The Padthaway region of South Australia lies 295km (or about three hours’ drive) south-east of Adelaide and in the main, the region is as flat as a tack. The area is 62km long and 8km wide with the Riddoch Highway running right through the middle of it. This wine region is 4000 hectares, with shiraz, chardonnay and cabernet sauvignon being the main drivers. Reds make up half of all vineyard plantings, with riesling, sauvignon blanc and more recent varieties such as pinot gris and viognier now taking hold.

Here I offer you the Morambro Creek 2013 Padthaway Shiraz — deep purple in colour with a crimson hue, the nose offers herb, plum and blackcurrant notes with a whiff of vanilla oak.

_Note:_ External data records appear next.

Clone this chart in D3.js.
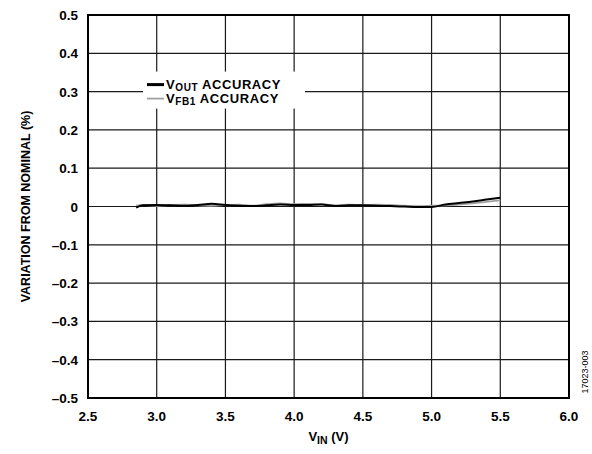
<!DOCTYPE html>
<html>
<head>
<meta charset="utf-8">
<script src="https://cdn.jsdelivr.net/npm/d3@7"></script>
<style>
  body { margin: 0; background: #fff; }
  svg text { font-family: "Liberation Sans", Arial, sans-serif; }
</style>
</head>
<body>
<svg id="chart" width="592" height="454"></svg>
<script>
// input voltage (V)
const vin = [2.85, 2.9, 3.0, 3.1, 3.2, 3.3, 3.4, 3.5, 3.6, 3.7, 3.8, 3.9, 4.0, 4.1, 4.2,
  4.3, 4.4, 4.5, 4.6, 4.7, 4.8, 4.9, 5.0, 5.1, 5.2, 5.3, 5.4, 5.5];
// variation from nominal (%)
const vout = [-0.003, 0.003, 0.004, 0.003, 0.002, 0.004, 0.007, 0.004, 0.002, 0.001, 0.003, 0.005, 0.004, 0.004, 0.005,
  0.001, 0.003, 0.003, 0.002, 0.001, 0.000, -0.001, -0.001, 0.005, 0.009, 0.013, 0.018, 0.023];
const vfb1 = [0.002, 0.004, 0.002, 0.004, 0.005, 0.003, 0.002, 0.004, 0.005, 0.002, 0.006, 0.008, 0.006, 0.007, 0.006,
  0.003, 0.005, 0.004, 0.005, 0.004, 0.002, 0.001, 0.002, 0.003, 0.005, 0.008, 0.012, 0.016];
const xTicks = [2.5, 3.0, 3.5, 4.0, 4.5, 5.0, 5.5, 6.0];
const yTicks = [-0.5, -0.4, -0.3, -0.2, -0.1, 0, 0.1, 0.2, 0.3, 0.4, 0.5];

const margin = {top: 15, right: 23, bottom: 56, left: 88},
    width = 592 - margin.left - margin.right,
    height = 454 - margin.top - margin.bottom;

const svg = d3.select("#chart");
const g = svg.append("g")
    .attr("transform", "translate(" + margin.left + "," + margin.top + ")");

const x = d3.scaleLinear().domain([2.5, 6.0]).range([0, width]);
const y = d3.scaleLinear().domain([-0.5, 0.5]).range([height, 0]);

// grid
g.append("g").selectAll("line").data(xTicks).enter().append("line")
    .attr("x1", d => x(d)).attr("x2", d => x(d))
    .attr("y1", 0).attr("y2", height)
    .attr("stroke", "#1a1a1a").attr("stroke-width", 1.2);
g.append("g").selectAll("line").data(yTicks).enter().append("line")
    .attr("x1", 0).attr("x2", width)
    .attr("y1", d => y(d)).attr("y2", d => y(d))
    .attr("stroke", "#1a1a1a").attr("stroke-width", 1.2);

// tick labels
const fmtY = d => d === 0 ? "0" : (d < 0 ? "\u2013" + Math.abs(d).toFixed(1) : d.toFixed(1));
g.append("g").selectAll("text").data(yTicks).enter().append("text")
    .attr("x", -10).attr("y", d => y(d) + 5)
    .attr("text-anchor", "end")
    .style("font-size", "13.5px").style("font-weight", "bold")
    .text(fmtY);
g.append("g").selectAll("text").data(xTicks).enter().append("text")
    .attr("x", d => x(d)).attr("y", height + 23)
    .attr("text-anchor", "middle")
    .style("font-size", "13.5px").style("font-weight", "bold")
    .text(d => d.toFixed(1));

// axis titles
g.append("text")
    .attr("transform", "translate(" + (-58) + "," + (height / 2) + ") rotate(-90)")
    .attr("text-anchor", "middle")
    .style("font-size", "12.5px").style("font-weight", "bold")
    .text("VARIATION FROM NOMINAL (%)");
const xt = g.append("text")
    .attr("x", width / 2).attr("y", height + 43)
    .attr("text-anchor", "middle")
    .style("font-size", "13px").style("font-weight", "bold");
xt.append("tspan").text("V");
xt.append("tspan").attr("dy", 3).style("font-size", "10.5px").text("IN");
xt.append("tspan").attr("dy", -3).text(" (V)");

// legend box (covers grid)
const lg = g.append("g").attr("transform", "translate(" + (x(2.5) + 55) + "," + (y(0.3) - 20) + ")");
lg.append("rect").attr("x", 0).attr("y", 0).attr("width", 162).attr("height", 37).attr("fill", "#fff");
const legend = [
  {name: "OUT", color: "#000", w: 3},
  {name: "FB1", color: "#a0a0a0", w: 1.8}
];
legend.forEach((d, i) => {
  const yy = 13 + i * 14;
  lg.append("line").attr("x1", 4).attr("x2", 21).attr("y1", yy).attr("y2", yy)
      .attr("stroke", d.color).attr("stroke-width", d.w);
  const t = lg.append("text").attr("x", 23).attr("y", yy + 4)
      .style("font-size", "13px").style("font-weight", "bold")
      .style("letter-spacing", "0.6px");
  t.append("tspan").text("V");
  t.append("tspan").attr("dy", 2).style("font-size", "10px").text(d.name);
  t.append("tspan").attr("dy", -2).text(" ACCURACY");
});

// data lines
const line = d3.line().x((d, i) => x(vin[i])).y(d => y(d)).curve(d3.curveMonotoneX);
g.append("path").datum(vfb1).attr("d", line)
    .attr("fill", "none").attr("stroke", "#a0a0a0").attr("stroke-width", 1.8);
g.append("path").datum(vout).attr("d", line)
    .attr("fill", "none").attr("stroke", "#000").attr("stroke-width", 2);

// frame
g.append("rect").attr("width", width).attr("height", height)
    .attr("fill", "none").attr("stroke", "#000").attr("stroke-width", 2);

// figure number
svg.append("text")
    .attr("transform", "translate(588,372) rotate(-90)")
    .attr("text-anchor", "middle")
    .style("font-size", "9px")
    .text("17023-003");
</script>
</body>
</html>
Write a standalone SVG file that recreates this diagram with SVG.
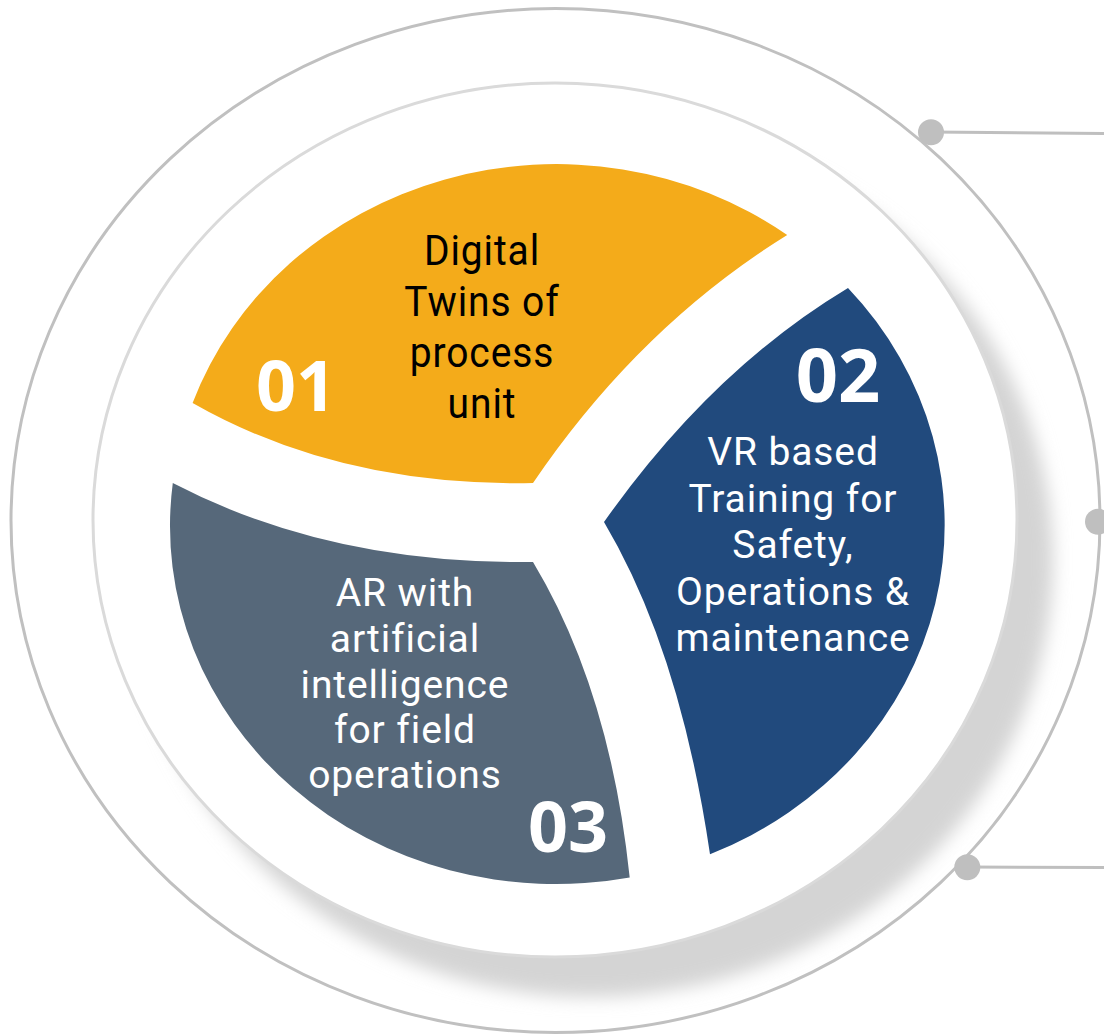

The palate is rich and intense with spicy aniseed, plum and blackcurrant. The wine waxes the gums and is soft and fruit-driven. The elegant structure is nicely balanced with a full-bodied, dry finish (rrp $35).

How many tempranillos do you taste from the Adelaide Hills these days? Answer: not many. This early ripening red grape variety has its home in Rioja in Spain and likes cold climates, so the Adelaide Hills fits the bill perfectly. Temp, as we call them in the trade, is made by seasoned winemaker Natasha Mooney who has many national and international gongs under her belt; here she has come up with a blinder of a wine in the La Bise 2014 Adelaide Hills Tempranillo.

Deep purple in colour with a light pink rim, the nose oozes spicy dark cherries together with herbal notes. The palate is firm and intense with those same black cherries dominating together with dark plum and spicy vanillin oak nicely intertwined. The acid/tannin oak structure is in full support of the wine and the fruit lingers and shines with a voluptuous full-bodied, dry finish (rrp $22).

Also from La Bise comes the 2016 Pinot Gris, a white wine style I particularly like. Light straw in colour with green highlights around the rim, the nose offers fragrant apple and white pear flavours. Honeysuckle, spice and a mineral twist are all part of the character of this grape variety and this particular wine and delicious it is too (rrp $22).